Social entrepreneurship to be popularised in Sri Lanka
Social entrepreneurship is to be popularised in Sri Lanka with the aim of uplifting the living standard of the marginalised sector and lower economic classes with little or no access to the resources needed to build their future.
This initiative has been taken by Dr. Darin Gunasekera, the architect behind the setting up of first Sri Lanka’s stock exchange in 1981 and the originator of a concept for sustainable Slum and Shanty dweller re-housing using the capital market in 1998. In an interview with the Business Times, he noted that the development of a social enterprise economy will enable greater social enterprise and actions leading to greater happiness to the people of the country than “Development” as understood by the World Bank and similar paradigms of economics of the recent past.
Medical services to the marginalised sectors are one of the areas which he is considering for Sri Lanka. Under his social entrepreneurship initiative by providing health and medical services to poor and marginalised people, the latter can enjoy a better quality of life, he said.
Social entrepreneurship is relatively new for Sri Lanka. This term is generally applied to economically sustainable internally self sufficient programmes of social action, he pointed out.
With the change in governance in Sri Lanka, the time is opportune to create awareness on social entrepreneurship for the benefit of the country in a productive manner, he added.
Social entrepreneurship is nothing more than offering innovative solutions to significant problems within a society. When you look at it that way, social entrepreneurship really isn’t all that different from the kind of entrepreneurship that is driven solely by the desire for financial profit.
It’s just a different way of channelling the psychological energy one puts into a business. Instead of focusing on making money, an individual focuses on serving the needs of his customers. Seen from that perspective, social entrepreneurship isn’t dreamy and utopian, it’s just good business, he said.

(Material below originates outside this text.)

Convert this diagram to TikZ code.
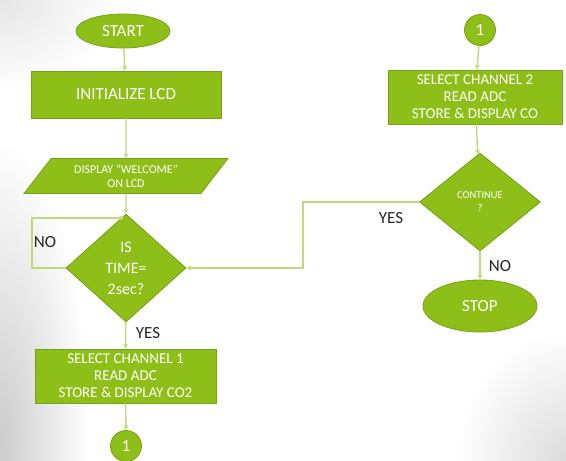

Dr. Gunasekera originated a concept for sustainable Slum and Shanty dweller re-housing using the Capital Market in 1998. The resultant project was called REEL.
He advised the project through the completion of its first cycle of housing and land liberation by the end of 2000.
In the light of experience and work in several countries, this has been refined to the S-REIT or Social Real Estate Investment Trust method. This programme now also includes the livelihoods of the marginalised. His ideas have reached official national acceptance in India, Philippines and Kenya as well as in Sri Lanka.
He is an Ashoka Fellow of India. He has been awarded the Silver Medal of the USA Bar. He appeared in human rights cases in Supreme Courts himself.
Dr. Gunesekera has convened a conference in Colombo on March 3 under the theme “Economic Justice through Social Entrepreneurs to Create an Exchange for Social Entrepreneurs in Economic, Financial and Housing Human Rights”.
The conference is intended to bring in interested social entrepreneurs, including those wishing to enter the field, in contact with outstanding social entrepreneurs in the region.
“We hope that this will help us create a hub or exchange place or mechanism for further contact through which social enterprises can grow,” he said.
Discussions at the conference will be centred on “Human Rights in Economics, Finance and Housing. Affordable and Livable Housing and Neighbourhoods Social Justice in the Economy and Finance and its regulation and encouragement by the State Countering Corruption, Bribery, Abuse of Power, Drugs and Vice Social Entrepreneurship practice”.